Source data
########

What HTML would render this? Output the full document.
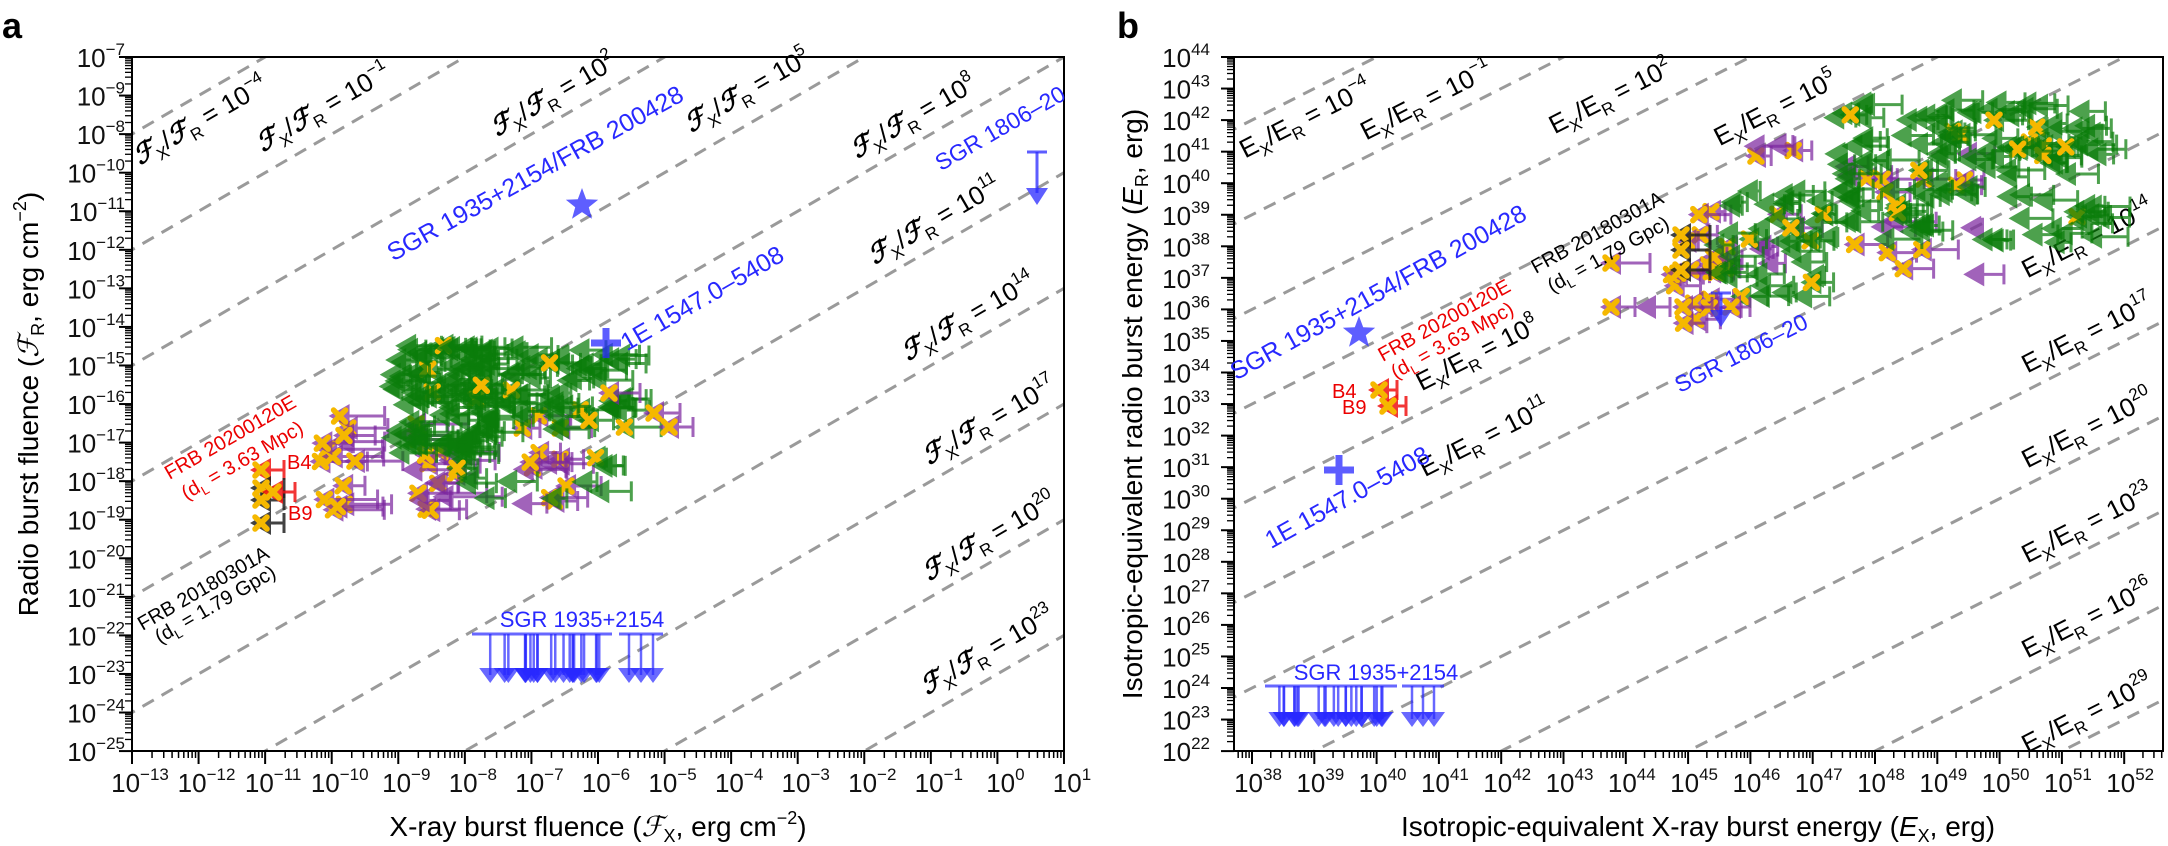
<!DOCTYPE html>
<html><head><meta charset="utf-8"><style>
html,body{margin:0;padding:0;background:#fff;width:2168px;height:846px;overflow:hidden;}
svg{display:block;font-family:"Liberation Sans","DejaVu Sans",sans-serif;}
</style></head><body>
<svg id="s" width="2168" height="846" viewBox="0 0 2168 846" xmlns="http://www.w3.org/2000/svg">
<defs>
<clipPath id="ca"><rect x="132" y="57" width="932" height="694"/></clipPath>
<clipPath id="cb"><rect x="1234" y="57" width="929" height="694"/></clipPath>
</defs>
<text x="2" y="38" font-size="36" font-weight="bold">a</text>
<text x="1117" y="38" font-size="36" font-weight="bold">b</text>
<g id="ga" clip-path="url(#ca)"></g>
<g id="gb" clip-path="url(#cb)"></g>
<g id="top"></g>
</svg>
<script>
(function(){
var NS="http://www.w3.org/2000/svg";
function el(p,tag,attrs,txt){var e=document.createElementNS(NS,tag);for(var k in attrs)e.setAttribute(k,attrs[k]);if(txt!=null)e.textContent=txt;p.appendChild(e);return e;}
var top=document.getElementById('top'),ga=document.getElementById('ga'),gb=document.getElementById('gb');
var seed=12345;function rnd(){seed=(seed*1103515245+12345)%2147483648;return seed/2147483648;}
function AX(l){return 132+(l+13)*66.57;} function AY(l){return 57+(-7-l)*38.56;}
function BX(l){return 1252+(l-38)*62.3;} function BY(l){return 57+(44-l)*31.55;}
[-4,-1,2,5,8,11,14,17,20,23].forEach(function(k){
 el(ga,'line',{x1:AX(-30),y1:AY(-30-k),x2:AX(10),y2:AY(10-k),stroke:'#9a9a9a','stroke-width':3,'stroke-dasharray':'13,9'});});
[-4,-1,2,5,8,11,14,17,20,23,26,29].forEach(function(k){
 el(gb,'line',{x1:BX(30),y1:BY(30-k),x2:BX(60),y2:BY(60-k),stroke:'#9a9a9a','stroke-width':3,'stroke-dasharray':'13,9'});});
el(top,'rect',{x:132,y:57,width:932,height:694,fill:'none',stroke:'#000','stroke-width':2});
el(top,'rect',{x:1234,y:57,width:929,height:694,fill:'none',stroke:'#000','stroke-width':2});
var minors=[2,3,4,5,6,7,8,9].map(function(v){return Math.log10(v);});
function tl(p,x,y,base,exp,anchor){var t=el(p,'text',{x:x,y:y,'font-size':26,'text-anchor':anchor,fill:'#111'});
 el(t,'tspan',{},base);el(t,'tspan',{dy:-12,'font-size':17},exp);return t;}
for(var i=-13;i<=1;i++){var x=AX(i);el(top,'line',{x1:x,y1:751,x2:x,y2:764,stroke:'#000','stroke-width':2});
 tl(top,x+8,792,'10',String(i).replace('-','\u2212'),'middle');
 if(i<1)minors.forEach(function(m){var xx=AX(i+m);el(top,'line',{x1:xx,y1:751,x2:xx,y2:758,stroke:'#000','stroke-width':1.5});});}
var ylabA=[-7,-9,-8,-10];for(var e=-11;e>=-25;e--)ylabA.push(e);
for(var i=0;i<19;i++){var y=57+i*38.56;el(top,'line',{x1:119,y1:y,x2:132,y2:y,stroke:'#000','stroke-width':2});
 tl(top,125,y+10,'10',String(ylabA[i]).replace('-','\u2212'),'end');
 if(i<18)minors.forEach(function(m){var yy=y+38.56-m*38.56;el(top,'line',{x1:125,y1:yy,x2:132,y2:yy,stroke:'#000','stroke-width':1.3});});}
for(var i=38;i<=52;i++){var x=BX(i);el(top,'line',{x1:x,y1:751,x2:x,y2:764,stroke:'#000','stroke-width':2});
 tl(top,x+6,792,'10',String(i),'middle');
 minors.forEach(function(m){var xx=BX(i+m);if(xx<2163)el(top,'line',{x1:xx,y1:751,x2:xx,y2:758,stroke:'#000','stroke-width':1.5});});}
minors.forEach(function(m){var xx=BX(37+m);if(xx>1234)el(top,'line',{x1:xx,y1:751,x2:xx,y2:758,stroke:'#000','stroke-width':1.5});});
for(var i=22;i<=44;i++){var y=BY(i);el(top,'line',{x1:1221,y1:y,x2:1234,y2:y,stroke:'#000','stroke-width':2});
 tl(top,1210,y+10,'10',String(i),'end');
 if(i<44)minors.forEach(function(m){var yy=BY(i+m);el(top,'line',{x1:1227,y1:yy,x2:1234,y2:yy,stroke:'#000','stroke-width':1.3});});}
var t=el(top,'text',{x:598,y:836,'font-size':28,'text-anchor':'middle'});
t.innerHTML='X-ray burst fluence (<tspan font-family="DejaVu Serif,serif" font-style="italic">\u2131</tspan><tspan font-size="18" dy="6">X</tspan><tspan dy="-6">, erg cm</tspan><tspan font-size="18" dy="-12">\u22122</tspan><tspan dy="12">)</tspan>';
t=el(top,'text',{x:0,y:0,'font-size':28,'text-anchor':'middle',transform:'translate(38,404) rotate(-90)'});
t.innerHTML='Radio burst fluence (<tspan font-family="DejaVu Serif,serif" font-style="italic">\u2131</tspan><tspan font-size="18" dy="6">R</tspan><tspan dy="-6">, erg cm</tspan><tspan font-size="18" dy="-12">\u22122</tspan><tspan dy="12">)</tspan>';
t=el(top,'text',{x:1698,y:836,'font-size':28,'text-anchor':'middle'});
t.innerHTML='Isotropic-equivalent X-ray burst energy (<tspan font-style="italic">E</tspan><tspan font-size="18" dy="6">X</tspan><tspan dy="-6">, erg)</tspan>';
t=el(top,'text',{x:0,y:0,'font-size':28,'text-anchor':'middle',transform:'translate(1142,404) rotate(-90)'});
t.innerHTML='Isotropic-equivalent radio burst energy (<tspan font-style="italic">E</tspan><tspan font-size="18" dy="6">R</tspan><tspan dy="-6">, erg)</tspan>';
function rlabA(cx,cy,exp){var g=el(top,'g',{transform:'translate('+cx+','+cy+') rotate(-30)'});
 var t=el(g,'text',{x:0,y:9,'font-size':26,'text-anchor':'middle'});
 t.innerHTML='<tspan font-family="DejaVu Serif,serif" font-style="italic" font-weight="bold">\u2131</tspan><tspan font-size="17" dy="7">X</tspan><tspan dy="-7">/</tspan><tspan font-family="DejaVu Serif,serif" font-style="italic" font-weight="bold">\u2131</tspan><tspan font-size="17" dy="7">R</tspan><tspan dy="-7"> = 10</tspan><tspan font-size="17" dy="-12">'+exp+'</tspan>';}
function rlabB(cx,cy,exp){var g=el(top,'g',{transform:'translate('+cx+','+cy+') rotate(-27)'});
 var t=el(g,'text',{x:0,y:9,'font-size':26,'text-anchor':'middle'});
 t.innerHTML='E<tspan font-size="17" dy="7">X</tspan><tspan dy="-7">/E</tspan><tspan font-size="17" dy="7">R</tspan><tspan dy="-7"> = 10</tspan><tspan font-size="17" dy="-12">'+exp+'</tspan>';}
rlabA(200,120,'\u22124');rlabA(323,107,'\u22121');rlabA(553,94,'2');rlabA(747,90,'5');rlabA(913,116,'8');
rlabA(934,220,'11');rlabA(968,316,'14');rlabA(989,420,'17');rlabA(989,536,'20');rlabA(987,650,'23');
rlabB(1305,118,'\u22124');rlabB(1426,100,'\u22121');rlabB(1610,96,'2');rlabB(1775,108,'5');rlabB(1477,353,'8');rlabB(1484,437,'11');
rlabB(2087,238,'14');rlabB(2087,333,'17');rlabB(2087,428,'20');rlabB(2087,523,'23');rlabB(2087,618,'26');rlabB(2087,713,'29');
var G='rgb(10,125,10)',P='rgb(125,40,160)',Y='#f5b800';
function pt(p,x,y,col,cap,op,hasX){var g=el(p,'g',{opacity:op});
 el(g,'line',{x1:x+10,y1:y,x2:x+cap,y2:y,stroke:col,'stroke-width':3});
 el(g,'line',{x1:x+cap,y1:y-10,x2:x+cap,y2:y+10,stroke:col,'stroke-width':3});
 el(g,'polygon',{points:x+','+y+' '+(x+21)+','+(y-12)+' '+(x+21)+','+(y+12),fill:col});
 if(hasX){el(p,'path',{d:'M'+(x+5)+' '+(y-6)+'L'+(x+17)+' '+(y+6)+'M'+(x+5)+' '+(y+6)+'L'+(x+17)+' '+(y-6),stroke:Y,'stroke-width':5.5,'stroke-linecap':'round'});}}
function cluster(p,n,x0,x1,y0,y1,col,cmin,cmax,px){for(var i=0;i<n;i++){var x=x0+rnd()*(x1-x0),y=y0+rnd()*(y1-y0);
 pt(p,x,y,col,cmin+rnd()*(cmax-cmin),0.72,rnd()<px);}}
// panel a data
cluster(top,14,305,345,405,525,P,25,70,0.9);
cluster(top,16,390,450,410,515,P,30,80,0.7);
cluster(top,14,505,570,415,515,P,25,55,0.7);
cluster(top,95,378,480,345,455,G,20,55,0.06);
cluster(top,60,470,615,345,430,G,20,50,0.06);
cluster(top,14,420,600,440,505,G,20,45,0.05);
pt(top,598,393,P,42,0.72,true);pt(top,643,413,P,37,0.72,true);pt(top,658,427,P,35,0.72,true);
pt(top,250,470,'rgb(240,20,20)',34,0.85,true);pt(top,250,488,'#222',34,0.85,true);pt(top,250,500,'#222',34,0.85,true);
pt(top,262,492,'rgb(240,20,20)',33,0.85,true);pt(top,250,523,'#222',34,0.85,true);
// panel b data
cluster(top,26,1740,1970,140,280,P,20,55,0.6);
cluster(top,20,1660,1720,205,330,P,20,45,0.9);
cluster(top,130,1800,2090,100,245,G,20,50,0.06);
cluster(top,35,1700,1810,190,300,G,20,45,0.05);
pt(top,1600,263,P,50,0.72,true);pt(top,1670,235,'#222',40,0.85,true);pt(top,1670,250,'#222',40,0.85,true);pt(top,1670,270,'#222',40,0.85,true);
pt(top,1600,307,P,35,0.72,true);pt(top,1635,307,P,35,0.72,false);pt(top,1672,307,P,40,0.72,true);pt(top,1720,307,P,30,0.72,true);
pt(top,1368,390,'rgb(240,20,20)',29,0.85,true);pt(top,1377,406,'rgb(240,20,20)',29,0.85,true);
var B='rgb(40,40,255)';
function star(cx,cy,r){var s='';for(var i=0;i<10;i++){var a=-Math.PI/2+i*Math.PI/5,rr=i%2?r*0.42:r;s+=(cx+rr*Math.cos(a))+','+(cy+rr*Math.sin(a))+' ';}
 el(top,'polygon',{points:s,fill:B,opacity:0.75});}
star(582,205,17);star(1359,333,17);
function plus(cx,cy){el(top,'path',{d:'M'+(cx-15)+' '+cy+'H'+(cx+15)+'M'+cx+' '+(cy-15)+'V'+(cy+15),stroke:B,'stroke-width':7,opacity:0.75});}
plus(606,343);plus(1339,470);
function darrow(x,y0,y1){el(top,'line',{x1:x-10,y1:y0,x2:x+10,y2:y0,stroke:B,'stroke-width':3,opacity:0.75});
 el(top,'line',{x1:x,y1:y0,x2:x,y2:y1-12,stroke:B,'stroke-width':3,opacity:0.75});
 el(top,'polygon',{points:(x-11)+','+(y1-17)+' '+(x+11)+','+(y1-17)+' '+x+','+y1,fill:B,opacity:0.75});}
darrow(1037,152,205);darrow(1721,293,327);
function sgr(xa,xb,xc,xd,yc,yt,n){el(top,'line',{x1:xa,y1:yc,x2:xb,y2:yc,stroke:B,'stroke-width':3,opacity:0.7});
 el(top,'line',{x1:xc,y1:yc,x2:xd,y2:yc,stroke:B,'stroke-width':3,opacity:0.7});
 var xs=[];for(var i=0;i<n;i++)xs.push(xa+10+Math.pow(rnd(),0.8)*(xb-xa-20));xs.push(xc+10,(xc+xd)/2,xd-10);
 xs.forEach(function(x){el(top,'line',{x1:x,y1:yc,x2:x,y2:yt-8,stroke:B,'stroke-width':2.5,opacity:0.7});
  el(top,'polygon',{points:(x-11)+','+(yt-15)+' '+(x+11)+','+(yt-15)+' '+x+','+yt,fill:B,opacity:0.7});});}
sgr(472,612,619,663,634,683,22);sgr(1265,1397,1402,1444,686,727,22);
function rt(cx,cy,ang,size,col,html){var g=el(top,'g',{transform:'translate('+cx+','+cy+') rotate('+ang+')'});
 var t=el(g,'text',{x:0,y:size*0.35,'font-size':size,'text-anchor':'middle',fill:col});t.innerHTML=html;}
rt(535,173,-29,25,B,'SGR 1935+2154/FRB 200428');
rt(702,298,-30,25,B,'1E 1547.0\u20135408');
rt(1000,128,-30,23,B,'SGR 1806\u201320');
rt(230,437,-30,20,'rgb(235,0,0)','FRB 20200120E');
rt(242,460,-30,20,'rgb(235,0,0)','(d<tspan font-size="13" dy="5">L</tspan><tspan dy="-5"> = 3.63 Mpc)</tspan>');
rt(203,588,-30,20,'#000','FRB 20180301A');
rt(215,604,-30,20,'#000','(d<tspan font-size="13" dy="5">L</tspan><tspan dy="-5"> = 1.79 Gpc)</tspan>');
el(top,'text',{x:287,y:469,'font-size':20,fill:'rgb(235,0,0)'},'B4');
el(top,'text',{x:288,y:520,'font-size':20,fill:'rgb(235,0,0)'},'B9');
el(top,'text',{x:582,y:627,'font-size':22,fill:B,'text-anchor':'middle'},'SGR 1935+2154');
rt(1378,292,-29,25,B,'SGR 1935+2154/FRB 200428');
rt(1347,497,-29,25,B,'1E 1547.0\u20135408');
rt(1741,353,-27,23,B,'SGR 1806\u201320');
rt(1444,320,-29,20,'rgb(235,0,0)','FRB 20200120E');
rt(1452,340,-29,20,'rgb(235,0,0)','(d<tspan font-size="13" dy="5">L</tspan><tspan dy="-5"> = 3.63 Mpc)</tspan>');
rt(1597,232,-29,20,'#000','FRB 20180301A');
rt(1608,254,-29,20,'#000','(d<tspan font-size="13" dy="5">L</tspan><tspan dy="-5"> = 1.79 Gpc)</tspan>');
el(top,'text',{x:1332,y:398,'font-size':20,fill:'rgb(235,0,0)'},'B4');
el(top,'text',{x:1342,y:414,'font-size':20,fill:'rgb(235,0,0)'},'B9');
el(top,'text',{x:1376,y:680,'font-size':22,fill:B,'text-anchor':'middle'},'SGR 1935+2154');
})();
</script>
</body></html>
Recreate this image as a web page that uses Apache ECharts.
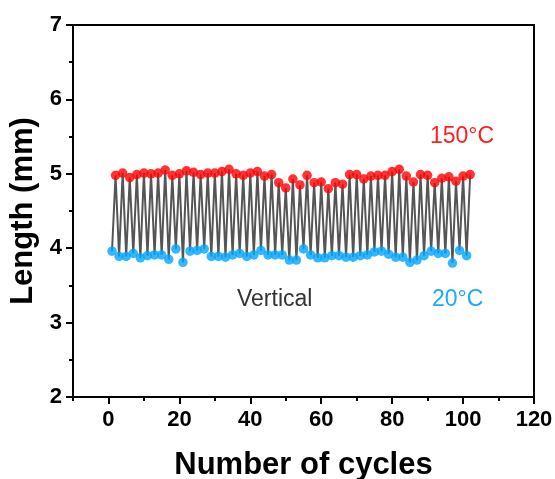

########

== Written problem ==
Go through the records above and copy every line with the word "document".

== Exercise result ==
What HTML would render this? Output the full document.
function el(p,tag,attrs,txt){var e=document.createElementNS(NS,tag);for(var k in attrs)e.setAttribute(k,attrs[k]);if(txt!=null)e.textContent=txt;p.appendChild(e);return e;}
var top=document.getElementById('top'),ga=document.getElementById('ga'),gb=document.getElementById('gb');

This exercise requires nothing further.